The article continued: “Senior officials said the White House has given the Treasury and Justice departments full authority to take additional legal and financial actions against North Korea. This policy is not uniformly popular in the State Department, where officials are managing the six-nations talks that include the United States, Russia, South Korea, China and Japan. One senior official complained that the policy would turn the talks into nothing more than 'a surrender mechanism' (emphasis added).

Although there is some ambiguity this article seems to say that although the administration at first said they were only blocking illegal activities by March 2006 they were “saying that further law enforcement actions are planned, and their use has coalesced into a strategy.” And that “Banks around the world are limiting their dealings with North Korea.” The article also made it clear that these financial sanctions are meant to put pressure on the North Koreans during nuclear negotiations, i.e., not simply actions taken against illegal activities unrelated to the negotiations.

On September 8, 2006 Under Secretary of the Treasury Stuart Levey gave a talk to the right-wing American Enterprise Institute. Levey was the person Selig Harrison cited above because Levey is responsible for the North Korean financial sanctions. During this talk Levey stated: “As a result of these actions and public revelations about North Korea's criminal conduct, responsible foreign jurisdictions and institutions have taken steps to ensure that North Korean entities engaged in illicit conduct are not receiving financial services. Press reports indicate that some two dozen financial institutions across the globe have voluntarily cut back or terminated their business with North Korea, including institutions in China, Japan, Vietnam, Mongolia, and Singapore…. Indeed, the line between North Korea's licit and illicit money is nearly invisible, and the U.S. Government is urging financial institutions around the world to think carefully about the risks of doing any North Korea-related business. If recent press reports are any guide, many seem to be doing just that (emphasis added).”

Again, while the initial story is about actions taken to specifically thwart illegal activities, it here clearly and unambiguously broadens into precisely what Harrison contended was happening and what North Korean representatives complained of to Harrison on his visit in September 2006: “and the U.S. Government is urging financial institutions around the world to think carefully about the risks of doing any North Korea-related business. If recent press reports are any guide, many seem to be doing just that.” Others have made the obvious point that if you are trying to stop money going to North Korea for illicit purposes “the line between North Korea's licit and illicit money is nearly invisible”; thus you end up trying to stop all money to North Korea and in doing that you are penalizing the economic growth of the entire society.

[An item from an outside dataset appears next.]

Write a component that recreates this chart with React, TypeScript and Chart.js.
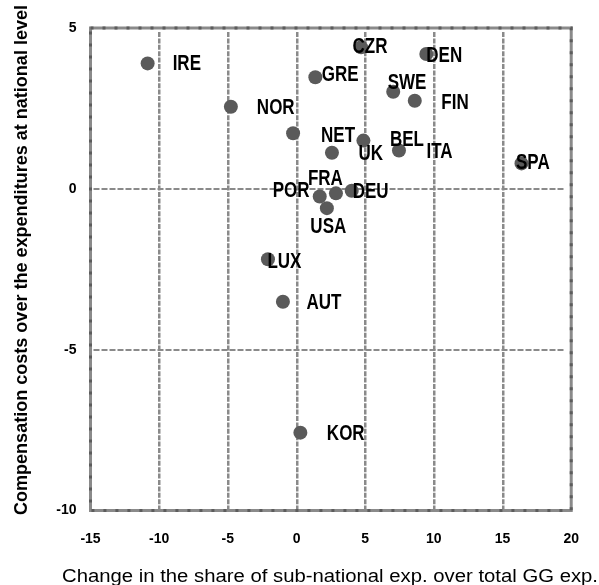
import React, { useEffect, useRef } from "react";
import { Chart, registerables } from "chart.js";

Chart.register(...registerables);

// Country codes and their coordinates
const countries = [
  "IRE", "NOR", "NET", "GRE", "CZR", "DEN", "SWE", "FIN", "UK", "BEL",
  "ITA", "SPA", "POR", "FRA", "DEU", "USA", "LUX", "AUT", "KOR",
];
const shareChange = [
  -10.84, -4.78, -0.25, 1.37, 4.7, 9.45, 7.04, 8.61, 2.58, 4.87,
  7.46, 16.38, 1.69, 2.87, 4.02, 2.21, -2.08, -0.99, 0.28,
];
const compensationRatio = [
  3.9, 2.55, 1.73, 3.47, 4.4, 4.19, 3.02, 2.74, 1.12, 1.5,
  1.19, 0.79, -0.24, -0.14, -0.06, -0.6, -2.19, -3.51, -7.58,
];

const xTickValues = [-15, -10, -5, 0, 5, 10, 15, 20];
const yTickValues = [-10, -5, 0, 5];

const xTitle = "Change in the share of sub-national exp. over total GG exp.";
const yTitle = "Compensation costs over the expenditures at national level";

// Label placement relative to each marker (pixels), hand-tuned to avoid overlaps
const labelOffsets: [number, number][] = [
  [25, 1], [26, 1.5], [28, 2.5], [6.5, -2], [-8.5, 0], [0, 2], [-5.5, -8.5],
  [26.5, 2], [26.5, 1], [26.5, 0], [27.5, 1.5], [-5.5, 0], [-47, -5.5],
  [-28, -14.5], [1, 1], [-16.5, 19], [-0.5, 2.5], [23.5, 1.5], [26.5, 1],
];

const FONT = "'Liberation Sans', Arial, sans-serif";
const GRID = "#8a8a8a";

const decorPlugin = {
  id: "decor",
  beforeDatasetsDraw(chart: any) {
    const { ctx, chartArea: a, scales } = chart;
    const xs = scales.x;
    const ys = scales.y;
    ctx.save();
    // vertical grid lines
    ctx.strokeStyle = GRID;
    ctx.lineWidth = 2.5;
    ctx.setLineDash([5, 1.4]);
    xTickValues.slice(1, -1).forEach((v) => {
      const px = Math.round(xs.getPixelForValue(v)) + 0.25;
      ctx.beginPath();
      ctx.moveTo(px, a.top + 4);
      ctx.lineTo(px, a.bottom);
      ctx.stroke();
    });
    // horizontal grid lines
    ctx.lineWidth = 2;
    ctx.setLineDash([6, 2]);
    yTickValues.slice(1, -1).forEach((v) => {
      const py = Math.round(ys.getPixelForValue(v));
      ctx.beginPath();
      ctx.moveTo(a.left + 3, py);
      ctx.lineTo(a.right - 6, py);
      ctx.stroke();
    });
    // frame
    ctx.setLineDash([]);
    ctx.lineWidth = 3;
    ctx.strokeStyle = GRID;
    ctx.strokeRect(a.left, a.top, a.right - a.left, a.bottom - a.top);
    ctx.strokeStyle = "#5c5c5c";
    ctx.setLineDash([3, 9]);
    ctx.strokeRect(a.left, a.top, a.right - a.left, a.bottom - a.top);
    ctx.restore();
  },
  afterDatasetsDraw(chart: any) {
    const { ctx } = chart;
    const meta = chart.getDatasetMeta(0);
    ctx.save();
    ctx.fillStyle = "#000";
    ctx.font = `bold 17px ${FONT}`;
    ctx.textAlign = "left";
    ctx.textBaseline = "middle";
    meta.data.forEach((pt: any, i: number) => {
      const [dx, dy] = labelOffsets[i];
      ctx.save();
      ctx.translate(pt.x + dx, pt.y + dy);
      ctx.scale(1, 1.25);
      ctx.fillText(countries[i], 0, 0);
      ctx.restore();
    });
    ctx.restore();
  },
  afterDraw(chart: any) {
    const { ctx } = chart;
    ctx.save();
    ctx.fillStyle = "#000";
    // x-axis title
    ctx.font = `18px ${FONT}`;
    ctx.textAlign = "left";
    ctx.textBaseline = "alphabetic";
    const wx = ctx.measureText(xTitle).width;
    ctx.save();
    ctx.translate(62, 582);
    ctx.scale(536 / wx, 1.05);
    ctx.fillText(xTitle, 0, 0);
    ctx.restore();
    // y-axis title
    ctx.font = `bold 14px ${FONT}`;
    const wy = ctx.measureText(yTitle).width;
    ctx.save();
    ctx.translate(26.5, 515);
    ctx.rotate(-Math.PI / 2);
    ctx.scale(510 / wy, 1.25);
    ctx.fillText(yTitle, 0, 0);
    ctx.restore();
    ctx.restore();
  },
};

export default function App() {
  const canvasRef = useRef<HTMLCanvasElement | null>(null);

  useEffect(() => {
    if (!canvasRef.current) return;
    const tickFont = { family: FONT, size: 14, weight: "bold" as const };
    const chart = new Chart(canvasRef.current, {
      type: "scatter",
      data: {
        datasets: [
          {
            data: shareChange.map((x, i) => ({ x, y: compensationRatio[i] })),
            backgroundColor: "#5a5a5a",
            borderWidth: 0,
            pointRadius: 7,
            pointHoverRadius: 7,
          },
        ],
      },
      options: {
        animation: false,
        responsive: false,
        events: [],
        layout: { padding: { top: 28, right: 25, left: 0, bottom: 0 } },
        plugins: { legend: { display: false }, tooltip: { enabled: false } },
        scales: {
          x: {
            type: "linear",
            min: -15,
            max: 20,
            afterBuildTicks: (s: any) => {
              s.ticks = xTickValues.map((value) => ({ value }));
            },
            afterFit: (s: any) => {
              s.height = 74.5;
            },
            grid: { display: false, drawTicks: false },
            border: { display: false },
            ticks: {
              padding: 20,
              color: "#000",
              font: tickFont,
              maxRotation: 0,
              callback: (v: any) => String(v),
            },
          },
          y: {
            type: "linear",
            min: -10,
            max: 5,
            afterBuildTicks: (s: any) => {
              s.ticks = yTickValues.map((value) => ({ value }));
            },
            afterFit: (s: any) => {
              s.width = 90.5;
            },
            grid: { display: false, drawTicks: false },
            border: { display: false },
            ticks: {
              padding: 14,
              color: "#000",
              font: tickFont,
              callback: (v: any) => String(v),
            },
          },
        },
      },
      plugins: [decorPlugin],
    });
    return () => chart.destroy();
  }, []);

  return (
    <div style={{ position: "fixed", left: 0, top: 0, width: 599, height: 585, background: "#fff" }}>
      <canvas ref={canvasRef} width={599} height={585} style={{ display: "block" }} />
    </div>
  );
}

So pseudo-conservatives like Balbina Hwang are not contributing to an honest debate about our North Korea policy, they are the purveyors of propaganda and misinformation because they are so committed to punitive policies that they will say whatever they feel is necessary to support punitive policies. Therefore one seldom hears a serious discussion about the efficacy of punitive policies. Do they work? And, if so, under what conditions do they work? Selig Harrison made the case that: “When you put the pressure on North Korea, they feel they have to prove their manhood by resisting it and doing something to show you that they're not going to be pushed around.” Pseudo-conservatives appear so utterly and ideologically committed to punitive policies they cannot consider arguments like Harrison’s.